[Problem statement]
Leave out the pictures and set down exactly the lines from the start of the listing through the one with "import numpy as np", both included.

[start of Data extract]

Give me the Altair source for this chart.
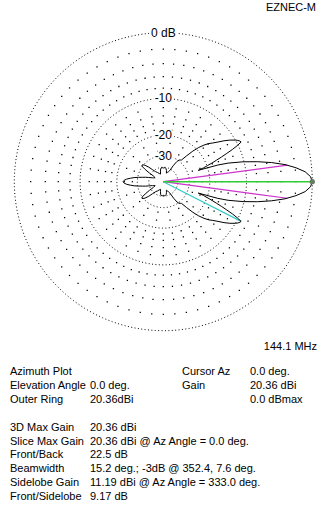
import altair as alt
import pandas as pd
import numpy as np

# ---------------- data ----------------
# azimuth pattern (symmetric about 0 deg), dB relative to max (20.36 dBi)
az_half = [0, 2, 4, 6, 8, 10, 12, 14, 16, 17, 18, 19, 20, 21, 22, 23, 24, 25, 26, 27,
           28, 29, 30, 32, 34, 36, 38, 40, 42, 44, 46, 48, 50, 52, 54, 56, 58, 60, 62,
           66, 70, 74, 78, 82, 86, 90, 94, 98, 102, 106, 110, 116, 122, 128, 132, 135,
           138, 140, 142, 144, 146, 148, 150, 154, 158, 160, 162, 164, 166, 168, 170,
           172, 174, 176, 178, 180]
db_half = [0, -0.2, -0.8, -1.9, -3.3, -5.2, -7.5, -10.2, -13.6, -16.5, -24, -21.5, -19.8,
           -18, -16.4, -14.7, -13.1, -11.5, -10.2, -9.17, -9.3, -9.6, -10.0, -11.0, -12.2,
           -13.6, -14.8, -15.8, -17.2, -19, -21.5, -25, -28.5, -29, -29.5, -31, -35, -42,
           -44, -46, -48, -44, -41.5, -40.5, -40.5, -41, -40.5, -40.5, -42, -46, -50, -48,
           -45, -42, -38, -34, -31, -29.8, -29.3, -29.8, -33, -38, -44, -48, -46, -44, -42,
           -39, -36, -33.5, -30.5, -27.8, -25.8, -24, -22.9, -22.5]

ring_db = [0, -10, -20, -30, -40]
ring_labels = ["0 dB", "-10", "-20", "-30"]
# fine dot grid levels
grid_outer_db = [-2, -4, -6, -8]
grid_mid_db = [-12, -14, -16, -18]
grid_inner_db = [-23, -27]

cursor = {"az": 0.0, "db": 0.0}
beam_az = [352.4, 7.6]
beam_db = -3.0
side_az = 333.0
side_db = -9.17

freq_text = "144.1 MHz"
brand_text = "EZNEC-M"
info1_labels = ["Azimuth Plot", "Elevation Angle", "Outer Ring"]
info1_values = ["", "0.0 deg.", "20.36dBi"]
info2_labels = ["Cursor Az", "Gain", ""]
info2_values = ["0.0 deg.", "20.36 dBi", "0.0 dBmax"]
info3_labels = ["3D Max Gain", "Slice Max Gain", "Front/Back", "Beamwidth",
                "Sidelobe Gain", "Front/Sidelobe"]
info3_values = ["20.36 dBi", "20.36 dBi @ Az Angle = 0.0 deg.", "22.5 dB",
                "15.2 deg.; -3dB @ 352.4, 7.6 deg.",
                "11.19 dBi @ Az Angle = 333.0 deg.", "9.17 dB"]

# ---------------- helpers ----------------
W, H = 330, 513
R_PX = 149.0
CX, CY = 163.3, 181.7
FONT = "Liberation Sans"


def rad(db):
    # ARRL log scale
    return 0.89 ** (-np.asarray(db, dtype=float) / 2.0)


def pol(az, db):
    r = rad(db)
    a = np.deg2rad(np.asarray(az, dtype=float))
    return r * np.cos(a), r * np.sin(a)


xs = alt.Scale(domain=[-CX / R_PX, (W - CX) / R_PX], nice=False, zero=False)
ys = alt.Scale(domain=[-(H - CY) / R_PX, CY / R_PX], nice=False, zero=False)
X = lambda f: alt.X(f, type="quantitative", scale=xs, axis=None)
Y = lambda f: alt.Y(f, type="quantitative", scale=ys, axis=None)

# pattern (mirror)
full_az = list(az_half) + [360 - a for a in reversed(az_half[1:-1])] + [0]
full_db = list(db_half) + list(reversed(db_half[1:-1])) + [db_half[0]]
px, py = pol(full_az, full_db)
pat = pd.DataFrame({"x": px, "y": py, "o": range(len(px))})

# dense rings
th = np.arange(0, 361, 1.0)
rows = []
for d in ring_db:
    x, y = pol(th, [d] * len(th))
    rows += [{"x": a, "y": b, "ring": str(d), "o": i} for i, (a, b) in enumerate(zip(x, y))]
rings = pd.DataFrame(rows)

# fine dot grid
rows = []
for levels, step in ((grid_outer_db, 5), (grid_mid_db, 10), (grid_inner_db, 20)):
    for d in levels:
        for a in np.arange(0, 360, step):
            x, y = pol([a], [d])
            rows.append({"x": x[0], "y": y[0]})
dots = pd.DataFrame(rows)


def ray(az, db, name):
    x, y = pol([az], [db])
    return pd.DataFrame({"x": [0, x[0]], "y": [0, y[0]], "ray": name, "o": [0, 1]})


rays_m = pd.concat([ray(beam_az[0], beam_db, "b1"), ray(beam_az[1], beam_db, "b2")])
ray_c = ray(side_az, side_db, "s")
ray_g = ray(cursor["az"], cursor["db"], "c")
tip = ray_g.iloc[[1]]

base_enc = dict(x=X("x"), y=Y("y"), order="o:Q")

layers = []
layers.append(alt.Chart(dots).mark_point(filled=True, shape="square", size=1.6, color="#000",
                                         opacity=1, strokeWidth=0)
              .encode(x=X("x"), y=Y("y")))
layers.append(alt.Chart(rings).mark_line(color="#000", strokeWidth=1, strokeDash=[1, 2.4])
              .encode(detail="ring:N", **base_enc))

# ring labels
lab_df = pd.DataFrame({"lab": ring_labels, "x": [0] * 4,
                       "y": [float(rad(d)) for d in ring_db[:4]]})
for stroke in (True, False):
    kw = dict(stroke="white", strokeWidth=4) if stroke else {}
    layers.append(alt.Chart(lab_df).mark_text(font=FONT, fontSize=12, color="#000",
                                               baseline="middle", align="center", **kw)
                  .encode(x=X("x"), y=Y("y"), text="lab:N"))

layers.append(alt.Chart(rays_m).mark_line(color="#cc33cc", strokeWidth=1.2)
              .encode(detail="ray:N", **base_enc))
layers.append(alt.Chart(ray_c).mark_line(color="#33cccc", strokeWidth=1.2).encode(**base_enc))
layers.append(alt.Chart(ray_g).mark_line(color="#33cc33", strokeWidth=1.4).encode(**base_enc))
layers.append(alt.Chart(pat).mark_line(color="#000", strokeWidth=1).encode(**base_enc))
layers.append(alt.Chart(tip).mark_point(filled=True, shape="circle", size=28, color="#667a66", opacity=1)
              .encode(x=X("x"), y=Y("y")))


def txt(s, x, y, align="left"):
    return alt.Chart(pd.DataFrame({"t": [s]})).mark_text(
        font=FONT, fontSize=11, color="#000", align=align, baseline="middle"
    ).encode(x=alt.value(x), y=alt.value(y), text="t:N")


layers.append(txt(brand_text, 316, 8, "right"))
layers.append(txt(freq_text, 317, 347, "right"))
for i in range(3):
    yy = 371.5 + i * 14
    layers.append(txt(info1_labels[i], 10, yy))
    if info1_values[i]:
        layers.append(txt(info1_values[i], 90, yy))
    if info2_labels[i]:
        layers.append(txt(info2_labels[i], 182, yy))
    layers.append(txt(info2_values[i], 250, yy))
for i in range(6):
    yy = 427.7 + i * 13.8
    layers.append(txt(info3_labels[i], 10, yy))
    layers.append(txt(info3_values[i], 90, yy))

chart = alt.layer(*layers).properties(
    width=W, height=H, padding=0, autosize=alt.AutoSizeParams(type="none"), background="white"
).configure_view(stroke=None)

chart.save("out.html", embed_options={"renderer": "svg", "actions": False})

[end of Data extract]

[The solution]
Give me the Altair source for this chart.
import altair as alt
import pandas as pd
import numpy as np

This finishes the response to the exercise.